Permafrost: What is it?

  • It is defined as ground—soil, rock and any included ice or organic material—that remains at or below zero degree Celsius for at least two consecutive years.
  • Permafrost is spread across an area of over 23 million square km, covering about 15% of the land area of the globe.

 

Immediate effects of melting of permafrost

  • The very first and immediate impact will be on the cities were roads and buildings are constructed on permafrost. For example, Russian railways.
    • In the northwest of Canada, a short section of the road is there where it has been necessary to chill the ground to make the foundation of the road colder than it is, so as to preserve the permafrost.
  • Permafrost is the reservoir of organic material.
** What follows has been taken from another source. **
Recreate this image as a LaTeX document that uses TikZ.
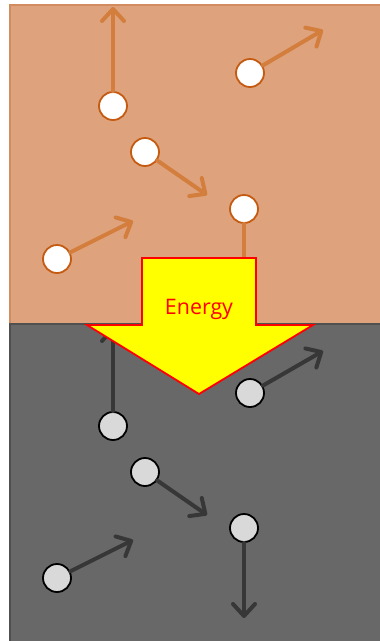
\documentclass[tikz,border=0pt]{standalone}
\usepackage{fontspec}
\newfontfamily\energyfont{Open Sans}
\usetikzlibrary{arrows.meta}
\definecolor{warmbg}{RGB}{222,163,124}
\definecolor{warmedge}{RGB}{210,140,95}
\definecolor{warmarrow}{RGB}{212,126,62}
\definecolor{warmring}{RGB}{197,90,17}
\definecolor{coldbg}{RGB}{104,104,104}
\definecolor{coldedge}{RGB}{80,80,80}
\definecolor{coldarrow}{RGB}{55,55,55}
\definecolor{coldfill}{RGB}{217,217,217}
\definecolor{energyfill}{RGB}{255,255,0}
\definecolor{energyred}{RGB}{255,0,0}
\tikzset{
  hotball/.style={circle,draw=warmring,fill=white,line width=1.8pt,minimum size=28pt,inner sep=0pt},
  coldball/.style={circle,draw=black,fill=coldfill,line width=1.8pt,minimum size=28pt,inner sep=0pt},
  hotarrow/.style={draw=warmarrow,line width=4pt,line cap=round,-{Straight Barb[length=12pt,width=22pt,round]}},
  coldarrow/.style={draw=coldarrow,line width=4pt,line cap=round,-{Straight Barb[length=12pt,width=22pt,round]}},
}
\begin{document}
\begin{tikzpicture}[x=1pt,y=-1pt]
\useasboundingbox (0,0) rectangle (380,641);
\clip (0,0) rectangle (380,641);
% backgrounds
\fill[white] (0,0) rectangle (380,641);
\draw[fill=warmbg,draw=warmedge,line width=1.2pt] (10,5) rectangle (390,324);
\draw[fill=coldbg,draw=coldedge,line width=1.2pt] (10,324) rectangle (390,650);
% hot particles
\node[hotball] (h1) at (113,106) {};
\node[hotball] (h2) at (250,73) {};
\node[hotball] (h3) at (145,152) {};
\node[hotball] (h4) at (244,209) {};
\node[hotball] (h5) at (57,259) {};
\coordinate (ht1) at (113,7);
\coordinate (ht2) at (323,30);
\coordinate (ht3) at (207,195);
\coordinate (ht4) at (244,299);
\coordinate (ht5) at (133,221);
\draw[hotarrow] (h1) -- (ht1);
\draw[hotarrow] (h2) -- (ht2);
\draw[hotarrow] (h3) -- (ht3);
\draw[hotarrow] (h4) -- (ht4);
\draw[hotarrow] (h5) -- (ht5);
% cold particles
\node[coldball] (c1) at (113,426) {};
\node[coldball] (c2) at (250,393) {};
\node[coldball] (c3) at (145,472) {};
\node[coldball] (c4) at (244,528) {};
\node[coldball] (c5) at (57,578) {};
\coordinate (ct1) at (113,327);
\coordinate (ct2) at (323,351);
\coordinate (ct3) at (207,515);
\coordinate (ct4) at (244,618);
\coordinate (ct5) at (133,540);
\draw[coldarrow] (c1) -- (ct1);
\draw[coldarrow] (c2) -- (ct2);
\draw[coldarrow] (c3) -- (ct3);
\draw[coldarrow] (c4) -- (ct4);
\draw[coldarrow] (c5) -- (ct5);
% energy arrow
\draw[fill=energyfill,draw=energyred,line width=1.8pt,line join=miter]
  (142,258) -- (256,258) -- (256,325) -- (313,325) -- (199,394) -- (87,325) -- (142,325) -- cycle;
\node[text=energyred,inner sep=0pt] (energy) at (199,309) {\resizebox{68pt}{!}{\energyfont Energy}};
\end{tikzpicture}
\end{document}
Upon thawing, this material will become available for microbiota to break down.
    • The biota will release carbon dioxide, and in others release methane which is about 25 to 30 times more potent as a greenhouse gas than carbon dioxide.
  • The total quantity of carbon that is now buried in the permafrost is estimated at about 1500 billion tonnes and the top three meters of the ground has about 1000 billion tonnes.
  • The world currently emits around 10 billion tonnes of carbon a year into the atmosphere.
  • In this scenario, if the permafrost thaws and releases even 1% of the frozen carbon in any one year, it could nullify anything that we do about industrial emissions.

 

Forest fires

  • This year Russia witnessed a forest fire whose total area was of the size of Portugal.
  • Usually, after a fire, it is expected that forest will grow back in the next 50-60 years.
    • This restores the carbon stock in the ecosystem.
  • But in the tundra, the peat is where the organic material is and this takes a very long time to accumulate.
  • So, when peat is burned and is then released into the atmosphere, then it would take centuries to restore that carbon stock at ground level.

 

Can permafrost lead to pandemic?

  • We need more studies to understand emissions caused by permafrost.
  • Permafrost has many secrets, which is evident from the fact that we have recently found mammoths in the permafrost in Russia.
    • Some of these mammoth carcasses, upon degrading, may reveal bacteria that were frozen thousands of years ago.
    • However, it is not possible to say whether these bacteria will be lethal or not.
  • Also, the number of diseases that are found in India is much greater than the number of diseases found in Greenland.
  • The environment now is so much more suitable than during the Ice Age for not just human life, but also the evolution or development of different viruses and bacteria.